Name: Michelle Paret • Friday, December 7, 2012

Hi Ravi,

If you increase alpha, then yes, you will increase the power of the test. However, there's a trade off - although increasing alpha increases the probability of detecting a difference when one exists (r.e. power), it also increases the chance of rejecting the null when it is actually true (r.e. alpha). Per the latter, you could therefore conclude that a process is NOT on target when in fact it is.

Typically, the preference is to be more conservative with alpha than beta (1-power). However, the values you choose are of course ultimately up to you.

I hope this helps to claify the point I was trying to make, and thank you for sharing your thoughts on the topic.

Michelle

Name: Sarah • Thursday, December 26, 2013

why does the p-value should be less OR equal to alpha ??

Name: Michelle Paret • Thursday, January 2, 2014

Sarah, technically-speaking a result is statistically significant if the p-value is less than OR equal to alpha. I hope that answers your question.

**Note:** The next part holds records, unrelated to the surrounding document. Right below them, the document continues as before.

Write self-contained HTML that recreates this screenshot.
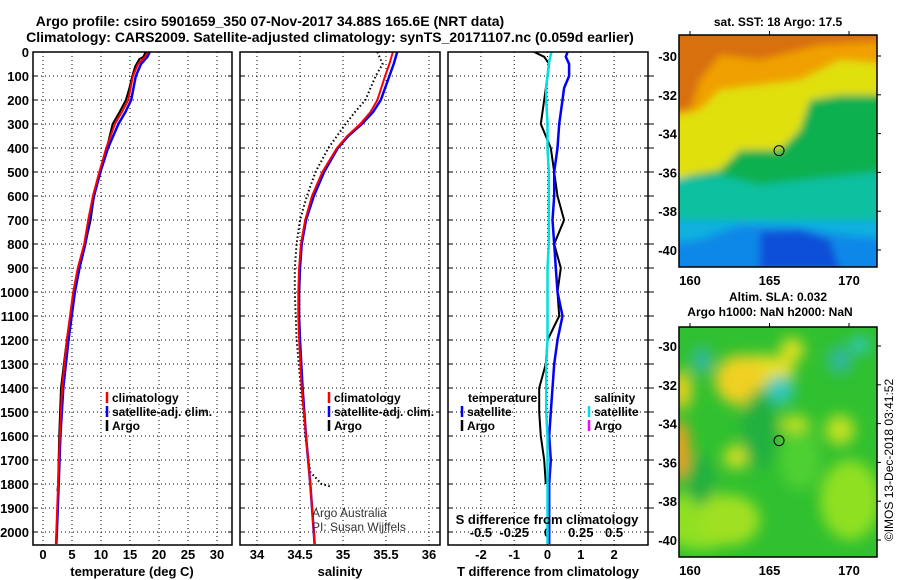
<!DOCTYPE html>
<html><head><meta charset="utf-8">
<style>
body{margin:0;background:#fff;}
svg{display:block;font-family:"Liberation Sans",Arial,sans-serif;}
.b{font-weight:bold;}
</style></head><body>
<svg id="fig" width="900" height="580" viewBox="0 0 900 580" xmlns="http://www.w3.org/2000/svg">
<defs>
<clipPath id="c1"><rect x="33" y="52" width="199" height="493"/></clipPath>
<clipPath id="c2"><rect x="240" y="52" width="200" height="493"/></clipPath>
<clipPath id="c3"><rect x="448" y="52" width="200" height="493"/></clipPath>
<clipPath id="m1"><rect x="679" y="35" width="198" height="232"/></clipPath>
<clipPath id="m2"><rect x="679" y="327" width="198" height="230"/></clipPath>
<filter id="bl"><feGaussianBlur stdDeviation="7"/></filter>
<filter id="bl2"><feGaussianBlur stdDeviation="4"/></filter>
</defs>
<text x="270" y="26" class="b" font-size="14" text-anchor="middle">Argo profile: csiro 5901659_350 07-Nov-2017 34.88S 165.6E (NRT data)</text>
<text x="330" y="42" class="b" font-size="14" text-anchor="middle">Climatology: CARS2009. Satellite-adjusted climatology: synTS_20171107.nc (0.059d earlier)</text>
<g id="plots"></g>
<g id="maps"></g>
<text transform="translate(893,460) rotate(-90)" font-size="12" text-anchor="middle">©IMOS 13-Dec-2018 03:41:52</text>
</svg>
<script>
// ---- data ----
const depthTemp = [0,20,50,100,150,200,250,300,400,500,600,700,800,900,1000,1200,1400,1600,1800,2000,2050];
const tempClim  = [18.1,17.6,16.4,15.5,15.1,14.7,13.6,12.4,10.9,9.7,8.6,7.8,7.1,6.0,5.2,4.1,3.3,2.9,2.6,2.3,2.2];
const tempSat   = [18.4,18.0,16.9,16.0,15.6,15.2,14.2,13.0,11.2,9.9,8.8,8.0,7.3,6.3,5.5,4.4,3.5,3.0,2.7,2.4,2.3];
const depthArgoT= [0,20,30,60,100,150,200,250,300,400,500,600,700,800,900,1000,1200,1400,1600,1800,1830];
const tempArgo  = [17.7,17.3,16.6,15.9,15.4,14.9,14.3,13.2,12.0,11.0,9.8,8.8,8.2,7.3,6.3,5.5,4.1,3.1,2.8,2.6,2.5];
const depthSal  = [0,50,100,200,250,300,350,400,500,600,700,800,900,1000,1100,1200,1400,1600,1800,2000,2050];
const salClim   = [35.58,35.54,35.49,35.40,35.32,35.20,35.05,34.93,34.76,34.64,34.56,34.51,34.49,34.48,34.48,34.49,34.52,34.57,34.62,34.66,34.67];
const salSat    = [35.63,35.59,35.54,35.44,35.35,35.22,35.06,34.94,34.78,34.66,34.57,34.52,34.50,34.49,34.49,34.50,34.53,34.57,34.62,34.66,34.67];
const depthArgoS= [0,50,100,200,250,300,350,400,500,600,700,800,900,1000,1100,1200,1400,1600,1750,1800,1810];
const salArgo   = [35.40,35.46,35.38,35.26,35.14,35.03,34.93,34.83,34.68,34.58,34.50,34.46,34.44,34.44,34.45,34.46,34.51,34.56,34.62,34.75,34.85];
const depthDiff = [0,20,50,100,150,200,300,400,500,600,700,800,900,1000,1100,1200,1300,1400,1500,1600,1700,1800,1900,2000,2050];
const tDiffSat  = [0.6,0.55,0.65,0.65,0.5,0.45,0.35,0.3,0.2,0.2,0.15,0.2,0.25,0.3,0.45,0.3,0.2,0.15,0.1,0.05,0.1,0.05,0.05,0.05,0.05];
const sDiffSat  = [0.03,0.02,0.01,0.0,-0.01,-0.01,0.0,0.0,0.01,0.01,0.01,0.01,0.0,0.0,0.0,0.0,-0.01,-0.01,-0.01,0.0,0.0,0.0,0.0,0.0,0.0];
const depthDiffArgo = [0,20,50,100,200,300,400,500,600,700,800,900,1000,1100,1200,1300,1400,1500,1600,1700,1800];
const tDiffArgo = [-0.4,-0.1,0.05,0.0,-0.1,-0.2,0.1,0.2,0.3,0.5,0.2,0.4,0.3,0.35,0.0,-0.05,-0.25,-0.25,-0.2,-0.1,-0.05];
const depthTicks = [0,100,200,300,400,500,600,700,800,900,1000,1100,1200,1300,1400,1500,1600,1700,1800,1900,2000];
const tTicks = [0,5,10,15,20,25,30];
const sTicks = [34,34.5,35,35.5,36];
const dTTicks = [-2,-1,0,1,2];
const dSTicks = [-0.5,-0.25,0,0.25,0.5];
const dSTickLabels = ["-0.5","-0.25","0","0.25","0.5"];

const NS='http://www.w3.org/2000/svg';
const yD = d => 52 + d*0.24;
const xT = t => 43 + t*5.8;
const xS = s => 257 + (s-34)*86;
const xDT = v => 547.5 + v*33.3;
const xDS = v => 547.5 + v*133.2;
const g = document.getElementById('plots');
function el(tag, attrs, parent){const e=document.createElementNS(NS,tag);for(const k in attrs)e.setAttribute(k,attrs[k]);(parent||g).appendChild(e);return e;}
function txt(x,y,s,size,anchor,bold,parent){const t=el('text',{x:x,y:y,'font-size':size,'text-anchor':anchor||'start'},parent);if(bold)t.setAttribute('font-weight','bold');t.textContent=s;return t;}
function line(xs,ds,fx,color,w,clip,dash){
  let p='';for(let i=0;i<xs.length;i++)p+=(i?'L':'M')+fx(xs[i]).toFixed(1)+','+yD(ds[i]).toFixed(1);
  const a={d:p,fill:'none',stroke:color,'stroke-width':w,'clip-path':'url(#'+clip+')'};
  if(dash)a['stroke-dasharray']=dash;
  return el('path',a);
}
const panels=[{x:33,w:199,c:'c1'},{x:240,w:200,c:'c2'},{x:448,w:200,c:'c3'}];
panels.forEach((p,i)=>{
  depthTicks.forEach(d=>{
    if(d===0)return;
    const l=el('line',{x1:p.x,x2:p.x+p.w,y1:yD(d),y2:yD(d),stroke:'#000','stroke-width':1,'stroke-dasharray':'1,3'});
    
    
    el('line',{x1:p.x,x2:p.x+4,y1:yD(d),y2:yD(d),stroke:'#000'});
    el('line',{x1:p.x+p.w-4,x2:p.x+p.w+(i===2?6:0),y1:yD(d),y2:yD(d),stroke:'#000'});
  });
});
depthTicks.forEach(d=>{
  const t=txt(29,yD(d)+5,String(d),13,'end',true);
  
  
});
tTicks.forEach((v,i)=>{
  el('line',{x1:xT(v),x2:xT(v),y1:52,y2:545,stroke:'#000','stroke-dasharray':'1,3'});
  const t=txt(xT(v),559,String(v),13,'middle',true);
  
  
});
sTicks.forEach(v=>{
  el('line',{x1:xS(v),x2:xS(v),y1:52,y2:545,stroke:'#000','stroke-dasharray':'1,3'});
  const t=txt(xS(v),559,String(v),13,'middle',true);
  
  
});
dTTicks.forEach(v=>{
  el('line',{x1:xDT(v),x2:xDT(v),y1:52,y2:545,stroke:'#000','stroke-dasharray':'1,3'});
  const t=txt(xDT(v),559,String(v),13,'middle',true);
  
  
});
dSTicks.forEach((v,i)=>{
  const t=txt(xDS(v),537,dSTickLabels[i],13,'middle',true);
  
  
});
let s;
s=line(tempArgo,depthArgoT,xT,'#000',2,'c1');
s=line(tempSat,depthTemp,xT,'#0000ff',2.5,'c1');
s=line(tempClim,depthTemp,xT,'#ff0000',2,'c1');
s=line(salArgo,depthArgoS,xS,'#000',2,'c2','1.5,2.5');
s=line(salSat,depthSal,xS,'#0000ff',2.5,'c2');
s=line(salClim,depthSal,xS,'#ff0000',2,'c2');
s=line(tDiffArgo,depthDiffArgo,xDT,'#000',2,'c3');
s=line(tDiffSat,depthDiff,xDT,'#0000ff',2.5,'c3');
s=line(sDiffSat,depthDiff,xDS,'#00e0e0',2.5,'c3');
panels.forEach(p=>{
  const r=el('rect',{x:p.x,y:52,width:p.w,height:493,fill:'none',stroke:'#000','stroke-width':1.5});
  
  
});
s=txt(132,576,'temperature (deg C)',13,'middle',true);
s=txt(340,576,'salinity',13,'middle',true);
s=txt(548,576,'T difference from climatology',13,'middle',true);
s=txt(547,524,'S difference from climatology',13,'middle',true);
function leg(x,y,c,label,name){
  el('line',{x1:x,x2:x,y1:y-10,y2:y+1,stroke:c,'stroke-width':2.5});
  const t=txt(x+5,y,label,12,'start',true);
  
  
}
leg(107,402,'#ff0000','climatology','legend-climatology');
leg(107,416,'#0000ff','satellite-adj. clim.','legend-satellite');
leg(107,430,'#000','Argo','legend-argo');
leg(329,402,'#ff0000','climatology','legend-climatology-2');
leg(329,416,'#0000ff','satellite-adj. clim.','legend-satellite-2');
leg(329,430,'#000','Argo','legend-argo-2');
s=txt(468,402,'temperature',12,'start',true);
leg(462,416,'#0000ff','satellite','legend-t-satellite');
leg(462,430,'#000','Argo','legend-t-argo');
s=txt(594,402,'salinity',12,'start',true);
leg(589,416,'#00e0e0','satellite','legend-s-satellite');
leg(589,430,'#ff00ff','Argo','legend-s-argo');
s=txt(312,517,'Argo Australia',12,'start',false);s.setAttribute('fill','#333');
s=txt(312,531,'PI: Susan Wijffels',12,'start',false);s.setAttribute('fill','#333');

// ---- maps ----
const mg=document.getElementById('maps');
const lonTicks=[160,165,170];
const latTicks=[-30,-32,-34,-36,-38,-40];
function mapAxes(top,h,lat30y,name){
  const lx=v=>690+(v-160)*15.9;
  const ly=v=>lat30y+(-30-v)*19.4;
  const fr=el('rect',{x:679,y:top,width:198,height:h,fill:'none',stroke:'#000','stroke-width':1.5},mg);
  
  
  lonTicks.forEach(v=>{
    el('line',{x1:lx(v),x2:lx(v),y1:top-4,y2:top,stroke:'#000'},mg);
    const t=txt(lx(v),top+h+18,String(v),13,'middle',true,mg);
    
    
  });
  latTicks.forEach(v=>{
    el('line',{x1:877,x2:881,y1:ly(v),y2:ly(v),stroke:'#000'},mg);
    const t=txt(677,ly(v)+5,String(v),13,'end',true,mg);
    
    
  });
  const c=el('circle',{cx:lx(165.6),cy:ly(-34.88),r:5,fill:'none',stroke:'#000'},mg);
  
  
}
const m1=el('g',{'clip-path':'url(#m1)'},mg);


el('rect',{x:679,y:35,width:198,height:232,fill:'#10b0e0'},m1);
const gb=el('g',{filter:'url(#bl2)'},m1);
el('rect',{x:660,y:20,width:240,height:180,fill:'#10b050'},gb);
el('path',{d:'M660,20 H900 V95 L840,95 L810,100 L800,130 L780,150 L740,150 L720,170 L690,175 L660,185 Z',fill:'#e0e010'},gb);
el('path',{d:'M660,20 H900 V65 L840,60 L800,80 L760,85 L720,90 L700,110 L660,120 Z',fill:'#f0a000'},gb);
el('path',{d:'M660,20 H900 V40 L820,45 L760,60 L720,55 L700,80 L690,110 L660,110 Z',fill:'#d87010'},gb);
el('path',{d:'M660,180 L720,175 L760,185 L820,178 L900,170 V220 H660 Z',fill:'#10c0a0'},gb);
el('path',{d:'M660,245 L700,240 L740,225 L800,228 L840,235 L900,240 V280 H660 Z',fill:'#1088e8'},gb);
el('path',{d:'M760,232 L800,230 L830,240 L840,270 L760,270 Z',fill:'#1050d8'},gb);
mapAxes(35,232,56,'sst-map');
s=txt(778,26,'sat. SST: 18 Argo: 17.5',12,'middle',true,mg);
const m2=el('g',{'clip-path':'url(#m2)'},mg);


el('rect',{x:679,y:327,width:198,height:230,fill:'#30c030'},m2);
const gs=el('g',{filter:'url(#bl)'},m2);
[[700,520,40,30,'#90e020'],[850,500,30,40,'#90e020'],[760,370,35,15,'#e8e020'],[740,380,25,25,'#f0d020'],[680,450,10,30,'#f0a020'],[682,390,10,20,'#e8d020'],[792,350,12,12,'#e0e020'],[840,430,15,15,'#c0e020'],[736,457,12,12,'#d0e020'],[795,425,15,10,'#c0e020'],[780,390,14,14,'#30c8c0'],[702,360,10,14,'#30b8a0'],[840,360,12,14,'#30b8a0'],[860,345,10,8,'#30c8c8'],[730,520,30,25,'#a0e020'],[800,460,20,30,'#50d030'],[760,430,18,40,'#20b040'],[700,480,15,25,'#20b040']].forEach(a=>{
  el('ellipse',{cx:a[0],cy:a[1],rx:a[2],ry:a[3],fill:a[4]},gs);
});
mapAxes(327,230,346,'sla-map');
s=txt(778,301,'Altim. SLA: 0.032',12,'middle',true,mg);
s=txt(770,316,'Argo h1000: NaN h2000: NaN',12,'middle',true,mg);
</script>
</body></html>
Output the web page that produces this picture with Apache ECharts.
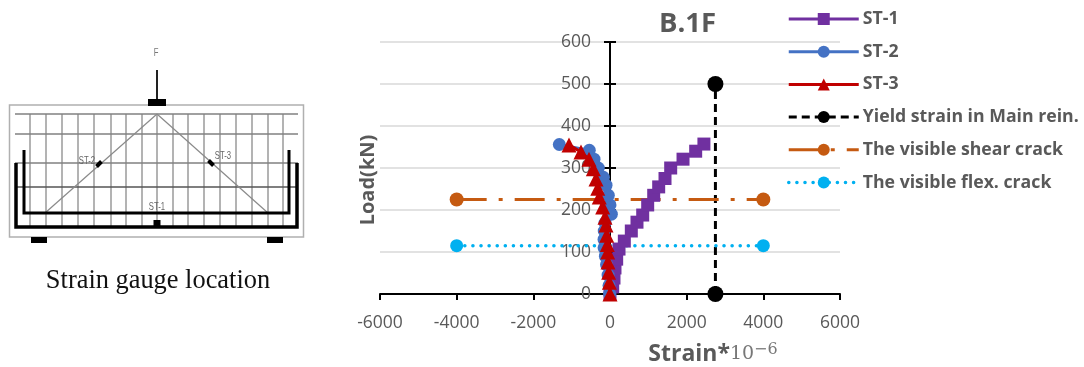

Name: Jennifer • Saturday, March 1, 2014

Can any statistics wizards help explain this to me in English?!

If our 95% confidence interval includes zero, our p-value is…

greater than .05, less than .05, between .01 and .05, or none of the above.

For some reason I have having quite the time wrapping my brain around this. Any help is greatly appreciated!

Name: Michelle Paret • Tuesday, March 4, 2014

Jennifer, statistical concepts aren't always easy, but I hope this will help. Suppose you're doing a 2-sample t-test to test the equality of 2 means:

"If our 95% confidence interval includes zero, our p-value is GREATER than 0.05".

On the other hand, if zero is NOT within the confidence interval, then there IS a significant (non-zero) difference between the means. Therefore, the p-value will be LESS THAN 0.05.

Name: Angela • Monday, May 5, 2014

Hello Michelle. Thanks for the helpful tips. I am confused on ' p value'. When alpha is kept at .05, and our p value turns out as say .002, it is concluded as "rejection of null hypotheses" does this mean that, we are always committing a type 1 error, each time we are rejecting the null on basis of p value?